Benchmark results (this run)

  • StdMutex: 191.31683 ms
  • TokioMutex: 1107.0491 ms
  • ParkingLotMutex: 183.7413 ms
  • Atomic: 547.4252 ms
  • AtomicBatched: 1.621083 ms 🤯

A few fun observations:

  • Somewhat surprisingly, parking_lot wasn’t always faster than std. That’s plausible:

    • std has seen improvements over time,
    • compilers/runtime scheduling evolve,
    • microbench noise and hardware topology matter.
  • Differences become more visible with more complex data structures, where lock-free approaches get tricky (or outright impractical). In those cases, techniques like snapshot-swap (e.g., ArcSwap) can be cheaper and easier than rolling your own complex lock-free machinery.

  • And yes, batched atomics crush the simple atomic counter because they massively reduce coherence traffic.

When should you care?

Truth be told, most folks don’t need this level of tuning on most days — even in the Rust community.
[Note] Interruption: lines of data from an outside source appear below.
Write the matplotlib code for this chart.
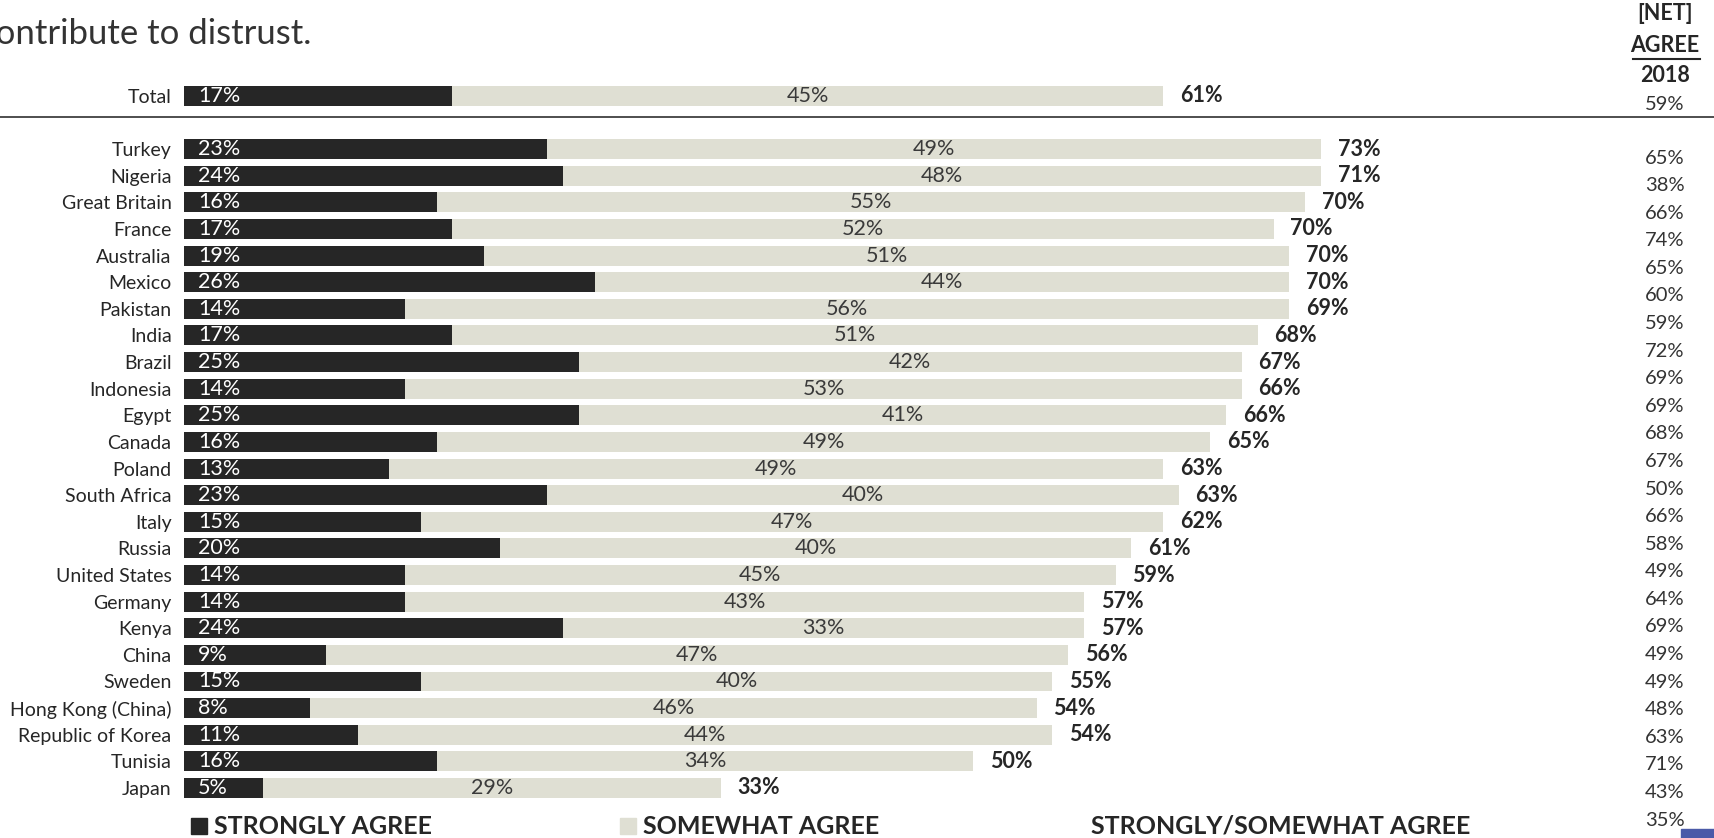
import matplotlib
matplotlib.use('Agg')
import matplotlib.pyplot as plt
from matplotlib.patches import Rectangle
from matplotlib.lines import Line2D

plt.rcParams['font.family'] = ['Lato', 'DejaVu Sans']

# Data
countries = ['Total', 'Turkey', 'Nigeria', 'Great Britain', 'France', 'Australia', 'Mexico',
             'Pakistan', 'India', 'Brazil', 'Indonesia', 'Egypt', 'Canada', 'Poland',
             'South Africa', 'Italy', 'Russia', 'United States', 'Germany', 'Kenya', 'China',
             'Sweden', 'Hong Kong (China)', 'Republic of Korea', 'Tunisia', 'Japan']
strongly = [17, 23, 24, 16, 17, 19, 26, 14, 17, 25, 14, 25, 16, 13, 23, 15, 20, 14, 14, 24, 9,
            15, 8, 11, 16, 5]
somewhat = [45, 49, 48, 55, 52, 51, 44, 56, 51, 42, 53, 41, 49, 49, 40, 47, 40, 45, 43, 33, 47,
            40, 46, 44, 34, 29]
net_agree = [61, 73, 71, 70, 70, 70, 70, 69, 68, 67, 66, 66, 65, 63, 63, 62, 61, 59, 57, 57, 56,
             55, 54, 54, 50, 33]
net_2018 = [59, 65, 38, 66, 74, 65, 60, 59, 72, 69, 69, 68, 67, 50, 66, 58, 49, 64, 69, 49, 49,
            48, 63, 71, 43, 35]

dark = '#262626'
light = '#dfdfd3'
txt = '#262626'

W, H = 1714, 838
fig = plt.figure(figsize=(W / 100, H / 100), dpi=100)
ax = fig.add_axes([184 / W, 0, (W - 184) / W, 1])

# row positions: Total sits two rows above the first country
ypos = [-2] + list(range(len(countries) - 1))
pitch = 26.6
ax.set_ylim(24 + (H - 788) / pitch, -149 / pitch)
ax.set_xlim(0, (W - 184) / 15.79)

bh = 0.75
ax.barh(ypos, strongly, height=bh, color=dark, zorder=2)
ax.barh(ypos, somewhat, left=strongly, height=bh, color=light, zorder=2)

for y, s, m, n in zip(ypos, strongly, somewhat, net_agree):
    ax.annotate(f'{s}%', (0, y), xytext=(10, 0), textcoords='offset points',
                ha='left', va='center', color='white', fontsize=15.5)
    ax.text(s + m / 2, y, f'{m}%', ha='center', va='center', color='#3a3a3a', fontsize=15.5)
    ax.annotate(f'{n}%', (s + m, y), xytext=(12, 0), textcoords='offset points',
                ha='left', va='center', color=txt, fontsize=15.5, fontweight='bold')

ax.set_yticks(ypos)
ax.set_yticklabels(countries, fontsize=14, color=txt)
ax.tick_params(axis='y', length=0, pad=9)
ax.set_xticks([])
for sp in ax.spines.values():
    sp.set_visible(False)
ax.patch.set_alpha(0)

# separator under Total
fig.add_artist(Line2D([0, 1], [1 - 117 / H, 1 - 117 / H], color='#404040', lw=1.3))

# title fragment (first line cut off)
fig.text(-21 / W, 1 - 34 / H, 'contribute to distrust.', fontsize=25, color='#333333',
         va='center', ha='left')

# 2018 column
cx = 1665 / W
fig.text(cx, 1 - 14 / H, '[NET]', ha='center', va='center', fontsize=15.5,
         fontweight='bold', color=txt)
fig.text(cx, 1 - 46 / H, 'AGREE', ha='center', va='center', fontsize=15.5,
         fontweight='bold', color=txt)
fig.add_artist(Line2D([1633 / W, 1700 / W], [1 - 59 / H, 1 - 59 / H], color=txt, lw=1.5))
fig.text(cx, 1 - 76 / H, '2018', ha='center', va='center', fontsize=15.5,
         fontweight='bold', color=txt)
fig.text(cx, 1 - 104 / H, f'{net_2018[0]}%', ha='center', va='center', fontsize=14.5,
         color='#333333')
for i, v in enumerate(net_2018[1:]):
    yy = 158 + i * (820 - 158) / 24
    fig.text(cx, 1 - yy / H, f'{v}%', ha='center', va='center', fontsize=14.5,
             color='#333333')

# legend
fig.add_artist(Rectangle((191 / W, 1 - 834 / H), 16 / W, 16 / H, color=dark,
                         transform=fig.transFigure))
fig.text(214 / W, 1 - 826 / H, 'STRONGLY AGREE', ha='left', va='center', fontsize=18,
         fontweight='bold', color=txt)
fig.add_artist(Rectangle((620 / W, 1 - 834 / H), 16 / W, 16 / H, color=light,
                         transform=fig.transFigure))
fig.text(643 / W, 1 - 826 / H, 'SOMEWHAT AGREE', ha='left', va='center', fontsize=18,
         fontweight='bold', color=txt)
fig.text(1091 / W, 1 - 826 / H, 'STRONGLY/SOMEWHAT AGREE', ha='left', va='center',
         fontsize=18, fontweight='bold', color=txt)

# blue corner mark
fig.add_artist(Rectangle((1681 / W, 0), 33 / W, 9 / H, color='#4a5aa8',
                         transform=fig.transFigure))

fig.savefig('out.png', dpi=100)
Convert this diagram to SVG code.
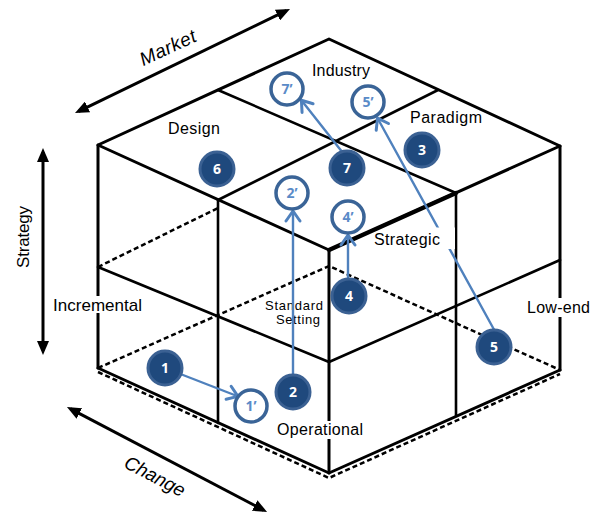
<svg xmlns="http://www.w3.org/2000/svg" width="598" height="513" viewBox="0 0 598 513">
<style>
.e{stroke:#000;stroke-width:2.6;fill:none;stroke-linecap:round;stroke-linejoin:round}
.o{stroke:#000;stroke-width:3;fill:none;stroke-linecap:round;stroke-linejoin:round}
.d{stroke:#000;stroke-width:2.5;fill:none;stroke-dasharray:5 3}
.ax{stroke:#000;stroke-width:3;fill:none}
.t{font-family:"Liberation Sans",Arial,sans-serif;fill:#000;text-anchor:middle}
.c{stroke:#4f81bd;stroke-width:2.4;fill:none;stroke-linecap:round}
.f circle{fill:#1f497d;stroke:#3b6193;stroke-width:3}
.f text{font-family:"Open Sans","Liberation Sans",sans-serif;font-weight:bold;font-size:14px;fill:#fff;text-anchor:middle}
.h circle{fill:#fff;stroke:#3a6497;stroke-width:3.5}
.h text{font-family:"Open Sans","Liberation Sans",sans-serif;font-weight:bold;font-size:14px;fill:#5a8bc8;text-anchor:middle}
.bg{fill:#fff}
</style>
<defs>
<marker id="ah" viewBox="0 0 14 12" refX="10" refY="6" markerWidth="14" markerHeight="12" markerUnits="userSpaceOnUse" orient="auto-start-reverse">
<path d="M0,0 L14,6 L0,12 z" fill="#000"/>
</marker>
<marker id="ch" viewBox="-2 -2 14 18" refX="9" refY="7" markerWidth="14" markerHeight="18" markerUnits="userSpaceOnUse" orient="auto">
<path d="M0,0 L10,7 L0,14" fill="none" stroke="#4f81bd" stroke-width="3" stroke-linecap="round" stroke-linejoin="round"/>
</marker>
</defs>

<g id="axes">
<line class="ax" x1="78.6" y1="111.3" x2="286.4" y2="10.7" marker-start="url(#ah)" marker-end="url(#ah)"/>
<line class="ax" x1="43" y1="152" x2="43" y2="351" marker-start="url(#ah)" marker-end="url(#ah)"/>
<line class="ax" x1="70.5" y1="408.9" x2="263.5" y2="510.1" marker-start="url(#ah)" marker-end="url(#ah)"/>
<text class="t" font-size="19" font-style="italic" textLength="60" transform="translate(170.5,53.5) rotate(-25)">Market</text>
<text class="t" font-size="17" textLength="62" transform="translate(29,237) rotate(-90)">Strategy</text>
<text class="t" font-size="19" font-style="italic" textLength="66" transform="translate(152,482) rotate(27.7)">Change</text>
</g>

<g id="cube">
<polyline class="d" points="98,368 329,266 560,370"/>
<line class="d" x1="98" y1="267" x2="218" y2="208"/>
<polyline class="d" points="98,372 329,478 560,374"/>
<polygon class="o" points="98,145 329,39 560,146 329,250"/>
<line class="e" x1="218" y1="90" x2="456" y2="193"/>
<line class="e" x1="218" y1="200" x2="438" y2="90"/>
<line stroke="#000" stroke-width="4.2" stroke-linecap="round" x1="329" y1="250" x2="456" y2="193"/>
<line class="o" x1="98" y1="145" x2="98" y2="368"/>
<line class="o" x1="329" y1="250" x2="329" y2="473"/>
<line class="o" x1="560" y1="146" x2="560" y2="370"/>
<line class="e" x1="218" y1="200" x2="218" y2="423"/>
<line class="e" x1="456" y1="193" x2="456" y2="416"/>
<polyline class="e" points="98,267 329,362 560,260"/>
<polyline class="o" points="98,368 329,473 560,370"/>
</g>

<g id="label-standard-setting">
<text class="t" font-size="13" x="294" y="310" textLength="58">Standard</text>
<text class="t" font-size="13" x="298" y="324" textLength="44">Setting</text>
</g>

<g id="connectors">
<line class="c" x1="165" y1="368" x2="237" y2="396" marker-end="url(#ch)"/>
<line class="c" x1="293" y1="380" x2="293" y2="212" marker-end="url(#ch)"/>
<line class="c" x1="348" y1="285" x2="348" y2="236" marker-end="url(#ch)"/>
<line class="c" x1="354" y1="167" x2="302" y2="101" marker-end="url(#ch)"/>
<line class="c" x1="497" y1="335" x2="378" y2="119" marker-end="url(#ch)"/>
</g>

<g id="labels">
<text class="t" font-size="16" x="341" y="76" textLength="58">Industry</text>
<text class="t" font-size="16" x="194" y="134" textLength="52">Design</text>
<text class="t" font-size="16" x="446" y="123" textLength="72">Paradigm</text>
<rect class="bg" x="386" y="227.5" width="69" height="21.5"/>
<text class="t" font-size="16" x="407" y="245" textLength="66">Strategic</text>
<rect class="bg" x="51" y="296" width="93" height="17"/>
<text class="t" font-size="17" x="97.5" y="310.7" textLength="89">Incremental</text>
<rect class="bg" x="525" y="298" width="67" height="19"/>
<text class="t" font-size="16" x="558.5" y="313" textLength="63">Low-end</text>
<rect class="bg" x="275" y="421" width="90" height="18"/>
<text class="t" font-size="16" x="320" y="435" textLength="86">Operational</text>
</g>

<g id="node-1" class="f"><circle cx="165" cy="368" r="17"/><text x="165" y="373">1</text></g>
<g id="node-1p" class="h"><circle cx="251" cy="406" r="16"/><text x="251" y="411">1’</text></g>
<g id="node-2" class="f"><circle cx="293" cy="392" r="17"/><text x="293" y="397">2</text></g>
<g id="node-2p" class="h"><circle cx="292" cy="193" r="16"/><text x="292" y="198">2’</text></g>
<g id="node-3" class="f"><circle cx="422" cy="150" r="17"/><text x="422" y="155">3</text></g>
<g id="node-4" class="f"><circle cx="349" cy="296" r="17"/><text x="349" y="301">4</text></g>
<g id="node-4p" class="h"><circle cx="348" cy="217" r="16"/><text x="348" y="222">4’</text></g>
<g id="node-5" class="f"><circle cx="494" cy="347" r="17"/><text x="494" y="352">5</text></g>
<g id="node-5p" class="h"><circle cx="368" cy="102" r="16"/><text x="368" y="107">5’</text></g>
<g id="node-6" class="f"><circle cx="217" cy="169" r="17"/><text x="217" y="174">6</text></g>
<g id="node-7" class="f"><circle cx="347" cy="168" r="17"/><text x="347" y="173">7</text></g>
<g id="node-7p" class="h"><circle cx="287" cy="89" r="16"/><text x="287" y="94">7’</text></g>
</svg>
Rust is already blazingly fast compared to most ecosystems; people love to juxtapose it with C for a reason. But it’s still worth pushing the envelope, learning new tricks, and keeping the edge sharp — especially if we want Rust to keep winning in domains like game engines, renderers, HFT, and other performance-critical software.

TL;DR

  • Short, await-free critical sections: prefer parking_lot::Mutex (often faster) or even better, avoid shared mutation altogether.
  • You must await inside the critical section: use tokio::Mutex (or refactor so the await happens outside the lock).
  • Single hot atomic under high contention? Expect cache ping-pong and disappointing scaling.
  • Lock-free done right: shard and/or batch to reduce coherence traffic.
  • Don’t forget pragmatic tools like ArcSwap for low-overhead snapshotting of complex shared data.